> Work to complete
Drop the images; return everything else in the listing below exactly.

> Recorded information

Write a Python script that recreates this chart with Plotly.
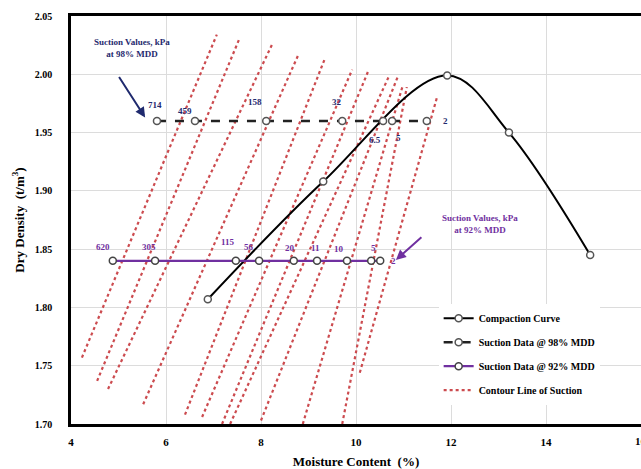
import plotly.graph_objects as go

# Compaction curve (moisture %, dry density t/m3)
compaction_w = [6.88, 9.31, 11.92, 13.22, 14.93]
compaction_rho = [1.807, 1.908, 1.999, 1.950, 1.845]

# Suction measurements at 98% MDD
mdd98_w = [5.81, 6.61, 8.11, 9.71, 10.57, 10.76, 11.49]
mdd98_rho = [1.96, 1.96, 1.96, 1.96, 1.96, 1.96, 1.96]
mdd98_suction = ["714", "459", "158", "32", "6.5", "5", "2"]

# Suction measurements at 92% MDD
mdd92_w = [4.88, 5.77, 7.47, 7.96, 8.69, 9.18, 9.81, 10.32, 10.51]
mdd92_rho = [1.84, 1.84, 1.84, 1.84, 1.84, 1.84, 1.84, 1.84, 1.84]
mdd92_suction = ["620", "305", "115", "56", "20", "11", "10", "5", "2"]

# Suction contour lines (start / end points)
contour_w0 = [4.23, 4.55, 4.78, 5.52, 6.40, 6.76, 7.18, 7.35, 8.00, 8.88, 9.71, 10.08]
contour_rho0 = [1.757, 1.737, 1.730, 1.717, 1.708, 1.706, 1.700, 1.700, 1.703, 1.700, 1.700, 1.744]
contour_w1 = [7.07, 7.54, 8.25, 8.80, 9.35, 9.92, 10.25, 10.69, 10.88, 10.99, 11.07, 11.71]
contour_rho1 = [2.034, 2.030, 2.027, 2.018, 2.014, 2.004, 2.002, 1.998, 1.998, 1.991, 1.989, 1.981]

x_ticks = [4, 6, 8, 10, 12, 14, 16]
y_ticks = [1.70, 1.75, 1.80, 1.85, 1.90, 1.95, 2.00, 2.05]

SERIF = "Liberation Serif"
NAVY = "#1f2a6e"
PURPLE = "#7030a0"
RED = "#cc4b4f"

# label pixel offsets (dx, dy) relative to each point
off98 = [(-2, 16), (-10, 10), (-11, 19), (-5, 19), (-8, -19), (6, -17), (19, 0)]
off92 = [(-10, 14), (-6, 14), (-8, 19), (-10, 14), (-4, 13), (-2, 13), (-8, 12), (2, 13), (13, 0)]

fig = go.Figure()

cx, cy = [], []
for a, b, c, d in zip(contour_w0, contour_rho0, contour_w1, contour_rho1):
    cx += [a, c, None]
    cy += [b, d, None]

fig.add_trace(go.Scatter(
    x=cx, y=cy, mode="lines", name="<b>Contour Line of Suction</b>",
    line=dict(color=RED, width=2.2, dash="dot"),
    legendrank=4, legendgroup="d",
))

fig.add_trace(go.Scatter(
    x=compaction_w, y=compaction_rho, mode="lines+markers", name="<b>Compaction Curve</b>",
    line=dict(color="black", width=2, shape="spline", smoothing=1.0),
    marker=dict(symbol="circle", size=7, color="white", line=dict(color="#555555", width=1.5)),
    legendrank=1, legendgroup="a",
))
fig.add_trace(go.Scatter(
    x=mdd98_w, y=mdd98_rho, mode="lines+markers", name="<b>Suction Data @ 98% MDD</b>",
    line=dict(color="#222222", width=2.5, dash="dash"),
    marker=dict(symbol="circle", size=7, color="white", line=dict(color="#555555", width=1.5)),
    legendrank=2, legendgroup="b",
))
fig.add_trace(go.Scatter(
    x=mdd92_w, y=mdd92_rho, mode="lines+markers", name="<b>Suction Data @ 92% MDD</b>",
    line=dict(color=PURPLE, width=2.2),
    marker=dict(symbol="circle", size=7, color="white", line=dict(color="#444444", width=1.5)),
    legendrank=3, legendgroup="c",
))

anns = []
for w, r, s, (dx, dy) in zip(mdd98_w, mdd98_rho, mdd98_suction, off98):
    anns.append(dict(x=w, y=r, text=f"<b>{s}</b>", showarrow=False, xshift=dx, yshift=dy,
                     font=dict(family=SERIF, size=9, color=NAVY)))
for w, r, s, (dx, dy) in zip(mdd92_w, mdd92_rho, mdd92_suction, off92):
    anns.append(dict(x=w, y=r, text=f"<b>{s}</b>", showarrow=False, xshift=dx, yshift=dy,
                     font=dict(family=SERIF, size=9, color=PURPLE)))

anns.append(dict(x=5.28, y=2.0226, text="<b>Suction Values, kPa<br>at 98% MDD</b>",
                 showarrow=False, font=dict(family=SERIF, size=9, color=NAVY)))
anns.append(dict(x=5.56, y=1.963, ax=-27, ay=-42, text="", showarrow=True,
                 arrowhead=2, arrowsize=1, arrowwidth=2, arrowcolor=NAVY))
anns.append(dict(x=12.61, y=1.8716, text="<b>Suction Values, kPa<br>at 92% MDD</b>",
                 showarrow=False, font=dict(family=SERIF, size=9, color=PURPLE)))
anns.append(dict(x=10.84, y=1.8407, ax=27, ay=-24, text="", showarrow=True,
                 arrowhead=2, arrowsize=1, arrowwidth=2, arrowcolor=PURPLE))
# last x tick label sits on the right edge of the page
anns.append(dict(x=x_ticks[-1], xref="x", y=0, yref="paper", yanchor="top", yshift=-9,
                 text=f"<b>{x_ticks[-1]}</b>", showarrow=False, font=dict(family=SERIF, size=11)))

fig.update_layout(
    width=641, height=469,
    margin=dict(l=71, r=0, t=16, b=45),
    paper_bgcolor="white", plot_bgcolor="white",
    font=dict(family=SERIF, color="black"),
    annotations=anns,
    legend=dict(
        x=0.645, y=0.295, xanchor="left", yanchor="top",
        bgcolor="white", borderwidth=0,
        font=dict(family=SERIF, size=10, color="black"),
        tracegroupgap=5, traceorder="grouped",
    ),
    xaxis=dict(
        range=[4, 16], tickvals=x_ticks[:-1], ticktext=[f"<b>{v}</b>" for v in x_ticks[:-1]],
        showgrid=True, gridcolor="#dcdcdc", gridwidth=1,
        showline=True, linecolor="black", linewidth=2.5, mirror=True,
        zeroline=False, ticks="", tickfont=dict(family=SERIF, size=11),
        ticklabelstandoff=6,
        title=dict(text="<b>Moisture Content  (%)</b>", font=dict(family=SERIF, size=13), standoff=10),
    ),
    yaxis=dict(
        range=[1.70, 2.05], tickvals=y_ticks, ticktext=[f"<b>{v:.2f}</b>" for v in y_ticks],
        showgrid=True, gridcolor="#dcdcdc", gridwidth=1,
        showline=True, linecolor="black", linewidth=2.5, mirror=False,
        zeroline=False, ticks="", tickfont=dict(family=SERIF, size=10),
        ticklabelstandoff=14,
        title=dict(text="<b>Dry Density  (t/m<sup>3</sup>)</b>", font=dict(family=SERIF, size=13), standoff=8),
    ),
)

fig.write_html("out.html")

> Exercise answer
Write a Python script that recreates this chart with Plotly.
import plotly.graph_objects as go

# Compaction curve (moisture %, dry density t/m3)
compaction_w = [6.88, 9.31, 11.92, 13.22, 14.93]
compaction_rho = [1.807, 1.908, 1.999, 1.950, 1.845]

# Suction measurements at 98% MDD
mdd98_w = [5.81, 6.61, 8.11, 9.71, 10.57, 10.76, 11.49]
mdd98_rho = [1.96, 1.96, 1.96, 1.96, 1.96, 1.96, 1.96]
mdd98_suction = ["714", "459", "158", "32", "6.5", "5", "2"]

# Suction measurements at 92% MDD
mdd92_w = [4.88, 5.77, 7.47, 7.96, 8.69, 9.18, 9.81, 10.32, 10.51]
mdd92_rho = [1.84, 1.84, 1.84, 1.84, 1.84, 1.84, 1.84, 1.84, 1.84]
mdd92_suction = ["620", "305", "115", "56", "20", "11", "10", "5", "2"]

# Suction contour lines (start / end points)
contour_w0 = [4.23, 4.55, 4.78, 5.52, 6.40, 6.76, 7.18, 7.35, 8.00, 8.88, 9.71, 10.08]
contour_rho0 = [1.757, 1.737, 1.730, 1.717, 1.708, 1.706, 1.700, 1.700, 1.703, 1.700, 1.700, 1.744]
contour_w1 = [7.07, 7.54, 8.25, 8.80, 9.35, 9.92, 10.25, 10.69, 10.88, 10.99, 11.07, 11.71]
contour_rho1 = [2.034, 2.030, 2.027, 2.018, 2.014, 2.004, 2.002, 1.998, 1.998, 1.991, 1.989, 1.981]

x_ticks = [4, 6, 8, 10, 12, 14, 16]
y_ticks = [1.70, 1.75, 1.80, 1.85, 1.90, 1.95, 2.00, 2.05]

SERIF = "Liberation Serif"
NAVY = "#1f2a6e"
PURPLE = "#7030a0"
RED = "#cc4b4f"

# label pixel offsets (dx, dy) relative to each point
off98 = [(-2, 16), (-10, 10), (-11, 19), (-5, 19), (-8, -19), (6, -17), (19, 0)]
off92 = [(-10, 14), (-6, 14), (-8, 19), (-10, 14), (-4, 13), (-2, 13), (-8, 12), (2, 13), (13, 0)]

fig = go.Figure()

cx, cy = [], []
for a, b, c, d in zip(contour_w0, contour_rho0, contour_w1, contour_rho1):
    cx += [a, c, None]
    cy += [b, d, None]

fig.add_trace(go.Scatter(
    x=cx, y=cy, mode="lines", name="<b>Contour Line of Suction</b>",
    line=dict(color=RED, width=2.2, dash="dot"),
    legendrank=4, legendgroup="d",
))

fig.add_trace(go.Scatter(
    x=compaction_w, y=compaction_rho, mode="lines+markers", name="<b>Compaction Curve</b>",
    line=dict(color="black", width=2, shape="spline", smoothing=1.0),
    marker=dict(symbol="circle", size=7, color="white", line=dict(color="#555555", width=1.5)),
    legendrank=1, legendgroup="a",
))
fig.add_trace(go.Scatter(
    x=mdd98_w, y=mdd98_rho, mode="lines+markers", name="<b>Suction Data @ 98% MDD</b>",
    line=dict(color="#222222", width=2.5, dash="dash"),
    marker=dict(symbol="circle", size=7, color="white", line=dict(color="#555555", width=1.5)),
    legendrank=2, legendgroup="b",
))
fig.add_trace(go.Scatter(
    x=mdd92_w, y=mdd92_rho, mode="lines+markers", name="<b>Suction Data @ 92% MDD</b>",
    line=dict(color=PURPLE, width=2.2),
    marker=dict(symbol="circle", size=7, color="white", line=dict(color="#444444", width=1.5)),
    legendrank=3, legendgroup="c",
))

anns = []
for w, r, s, (dx, dy) in zip(mdd98_w, mdd98_rho, mdd98_suction, off98):
    anns.append(dict(x=w, y=r, text=f"<b>{s}</b>", showarrow=False, xshift=dx, yshift=dy,
                     font=dict(family=SERIF, size=9, color=NAVY)))
for w, r, s, (dx, dy) in zip(mdd92_w, mdd92_rho, mdd92_suction, off92):
    anns.append(dict(x=w, y=r, text=f"<b>{s}</b>", showarrow=False, xshift=dx, yshift=dy,
                     font=dict(family=SERIF, size=9, color=PURPLE)))

anns.append(dict(x=5.28, y=2.0226, text="<b>Suction Values, kPa<br>at 98% MDD</b>",
                 showarrow=False, font=dict(family=SERIF, size=9, color=NAVY)))
anns.append(dict(x=5.56, y=1.963, ax=-27, ay=-42, text="", showarrow=True,
                 arrowhead=2, arrowsize=1, arrowwidth=2, arrowcolor=NAVY))
anns.append(dict(x=12.61, y=1.8716, text="<b>Suction Values, kPa<br>at 92% MDD</b>",
                 showarrow=False, font=dict(family=SERIF, size=9, color=PURPLE)))
anns.append(dict(x=10.84, y=1.8407, ax=27, ay=-24, text="", showarrow=True,
                 arrowhead=2, arrowsize=1, arrowwidth=2, arrowcolor=PURPLE))
# last x tick label sits on the right edge of the page
anns.append(dict(x=x_ticks[-1], xref="x", y=0, yref="paper", yanchor="top", yshift=-9,
                 text=f"<b>{x_ticks[-1]}</b>", showarrow=False, font=dict(family=SERIF, size=11)))

fig.update_layout(
    width=641, height=469,
    margin=dict(l=71, r=0, t=16, b=45),
    paper_bgcolor="white", plot_bgcolor="white",
    font=dict(family=SERIF, color="black"),
    annotations=anns,
    legend=dict(
        x=0.645, y=0.295, xanchor="left", yanchor="top",
        bgcolor="white", borderwidth=0,
        font=dict(family=SERIF, size=10, color="black"),
        tracegroupgap=5, traceorder="grouped",
    ),
    xaxis=dict(
        range=[4, 16], tickvals=x_ticks[:-1], ticktext=[f"<b>{v}</b>" for v in x_ticks[:-1]],
        showgrid=True, gridcolor="#dcdcdc", gridwidth=1,
        showline=True, linecolor="black", linewidth=2.5, mirror=True,
        zeroline=False, ticks="", tickfont=dict(family=SERIF, size=11),
        ticklabelstandoff=6,
        title=dict(text="<b>Moisture Content  (%)</b>", font=dict(family=SERIF, size=13), standoff=10),
    ),
    yaxis=dict(
        range=[1.70, 2.05], tickvals=y_ticks, ticktext=[f"<b>{v:.2f}</b>" for v in y_ticks],
        showgrid=True, gridcolor="#dcdcdc", gridwidth=1,
        showline=True, linecolor="black", linewidth=2.5, mirror=False,
        zeroline=False, ticks="", tickfont=dict(family=SERIF, size=10),
        ticklabelstandoff=14,
        title=dict(text="<b>Dry Density  (t/m<sup>3</sup>)</b>", font=dict(family=SERIF, size=13), standoff=8),
    ),
)

fig.write_html("out.html")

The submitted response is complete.